Quand elle ovule, la femelle hippocampe cherche un mâle dans la poche ventrale duquel elle va injecter ses nombreux ovocytes qui seront fécondés par un ruissellement de sperme dans l'eau de mer de la poche. C'est une fécondation interne, mais dans l'eau de mer, et un transfert de grossesse à un père porteur dont le bide enfle tandis que celui de la nana se vide. Après le développement des œufs en petits hippocampes, le mâle accouche douloureusement jusqu'à 2500 bébés, et s'écroule après ! Quand on pense que certains râlent parce qu'ils ont des jumeux et que d'autres trouvent que les PMA, c'est pas naturel…
Chez d'autres poissons, comme les épinoches et les combattants, le père chasse la femelle du nid après la fécondation, sinon elle mange les œufs. Il s'occupe ensuite des œufs et des jeunes sans manger, avec dévouement, jusqu'à ce qu'ils nagent de leurs propres nageoires. Il y a aussi des animaux qui élèvent leur jeunes en couples temporaires, rarement permanents. Mais chez la plupart, les pères ignorent leur descendance et souvent s'en régalent, à l'état d'œufs ou de jeunes. Bref, la nature c'est pas la manif pour tous ! Celle-ci n'est pas non plus le modèle social courant chez les primates, humains ou non.

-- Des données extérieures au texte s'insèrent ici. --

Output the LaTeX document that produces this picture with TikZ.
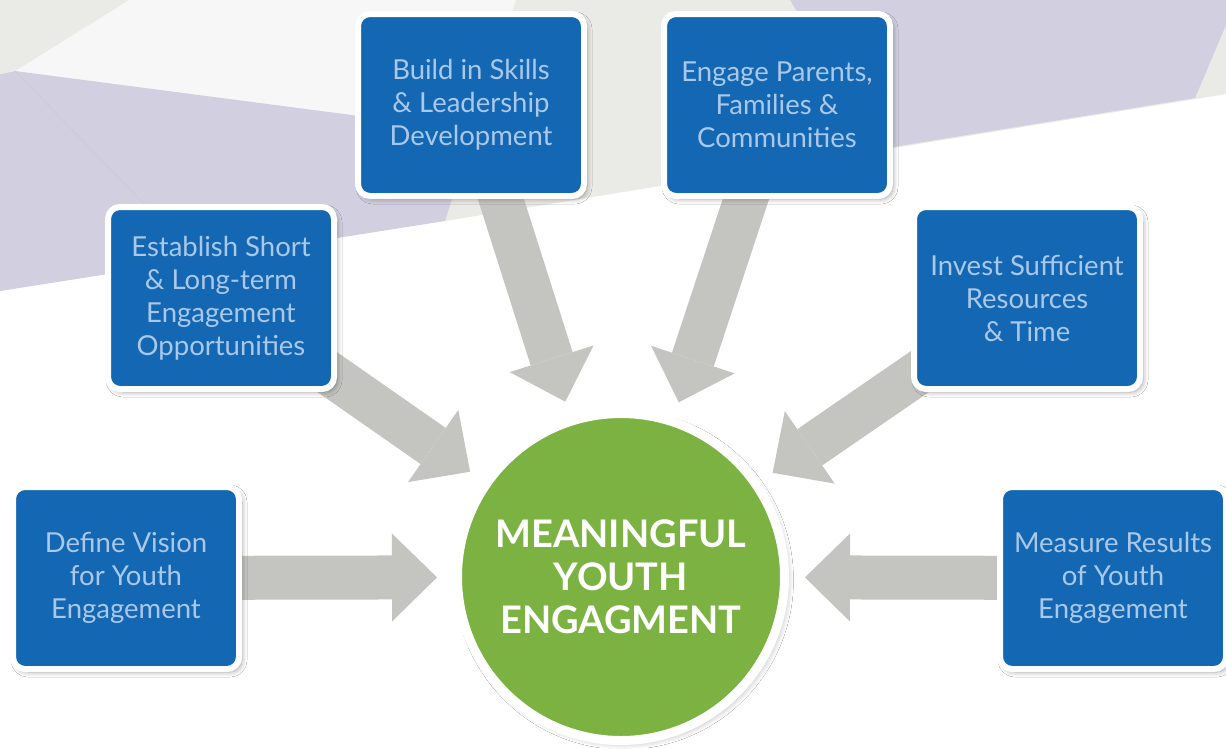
\documentclass[tikz,border=0pt]{standalone}
\usepackage{fontspec}
\setmainfont{Lato}
\usetikzlibrary{arrows.meta,calc,shadows.blur}
\definecolor{boxblue}{HTML}{1467B2}
\definecolor{boxtext}{HTML}{A9C8EA}
\definecolor{arrowgray}{HTML}{C4C4C0}
\definecolor{leafgreen}{HTML}{7BB241}
\definecolor{lav}{HTML}{D1CFE0}
\definecolor{bggray}{HTML}{EAEAE6}
\definecolor{bgwhite}{HTML}{F7F7F7}
\begin{document}
\begin{tikzpicture}[x=1pt,y=-1pt,
  stepbox/.style={rectangle, rounded corners=12pt, fill=boxblue, draw=white,
    line width=6pt, minimum width=226pt, minimum height=182pt, inner sep=0pt,
    align=center, text=boxtext, font=\fontsize{27.5}{33}\selectfont,
    blur shadow={shadow xshift=3pt, shadow yshift=-3pt, shadow blur radius=5pt,
      shadow blur steps=8, shadow opacity=35}},
  goal/.style={circle, fill=leafgreen, draw=white, line width=9pt,
    minimum size=327pt, inner sep=0pt, align=center, text=white,
    font=\fontsize{38}{43}\selectfont\bfseries,
    blur shadow={shadow xshift=3pt, shadow yshift=-3pt, shadow blur radius=6pt,
      shadow blur steps=8, shadow opacity=30}},
  conn/.style={draw=arrowgray, line width=44pt,
    -{Triangle[length=45pt, width=88pt, line width=0pt]}}
]
\useasboundingbox (0,0) rectangle (1226,748);
% background facets
\fill[white] (0,0) rectangle (1226,748);
\fill[bgwhite] (0,0) -- (1226,0) -- (1226,94) -- (0,291) -- cycle;
\fill[bggray] (516,0) -- (1226,0) -- (1226,94) -- (445,221) -- cycle;
\fill[lav] (0,74) -- (15,71) -- (474,131) -- (445,221) -- (0,291) -- cycle;
\fill[lav] (790,0) -- (1226,0) -- (1226,25) -- (1195,98) -- (880,149) -- cycle;
\fill[bggray] (0,0) -- (129,0) -- (15,71) -- (0,74) -- cycle;
\draw[lav!80!black!60, line width=0.4pt] (15,71) -- (150,210);

% node positions
\coordinate (pbuild) at (471,105);
\coordinate (pengage) at (777,105);
\coordinate (pestablish) at (221,298);
\coordinate (pinvest) at (1027,298);
\coordinate (pdefine) at (126,578);
\coordinate (pmeasure) at (1113,578);
\coordinate (pgoal) at (621,577);

% arrow tips
\foreach \n in {build,engage,establish,invest,define,measure}{
  \coordinate (t\n) at ($(pgoal)!184pt!(p\n)$);
}
\foreach \n in {build,engage,establish,invest,define,measure}{
  \draw[conn] (p\n) -- (t\n);
}

\node[stepbox] (build) at (pbuild) {Build in Skills\\ \& Leadership\\ Development};
\node[stepbox] (engage) at (pengage) {Engage Parents,\\ Families \&\\ Communities};
\node[stepbox] (establish) at (pestablish) {Establish Short\\ \& Long-term\\ Engagement\\ Opportunities};
\node[stepbox] (invest) at (pinvest) {Invest Sufficient\\ Resources\\ \& Time};
\node[stepbox] (define) at (pdefine) {Define Vision\\ for Youth\\ Engagement};
\node[stepbox] (measure) at (pmeasure) {Measure Results\\ of Youth\\ Engagement};

\node[goal] (goal) at (pgoal) {MEANINGFUL\\ YOUTH\\ ENGAGMENT};
\end{tikzpicture}
\end{document}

Chez la plupart des singes, l'identité du père est inconnue et le petit n'a aucun moyen d'identifier son ascendance. Selon les espèces, les mâles s'occupent volontiers, ou pas du tout, des jeunes de la troupe. Les patas, gorilles et bonobos pratiquent une paternité sociale collective. Tandis que chez les orangs-outans, c'est père inconnu et chez les gibbons, un papa, une maman, un enfant. Comme nos derniers ancêtres communs sont les chimpanzés, les bonobos et les gorilles, nos structures sociales, très diversifiées, dérivent de celles de ces ancêtres communs. Il n'est donc gère étonnant que bien des sociétés humaines pratiques des paternités sociales, collectives ou non, indifférentes à la paternité biologique. D'autres ont des familles monoparentales, et la tendance au machisme est quasi générale ! Ce qui ne veut pas dire qu'il ne faut pas lutter contre, mais que ce sera difficile… Et puis, on ferait bien aussi de s'inspirer de ces sociétés où les seuls pères reconnus sont ceux qui s'occupent, seuls ou à plusieurs, des gamins, et non ceux que la recherche technologiques de paternité traque, parfois jusqu'à l'absurde.
Dans le Siné mensuel de novembre 2018.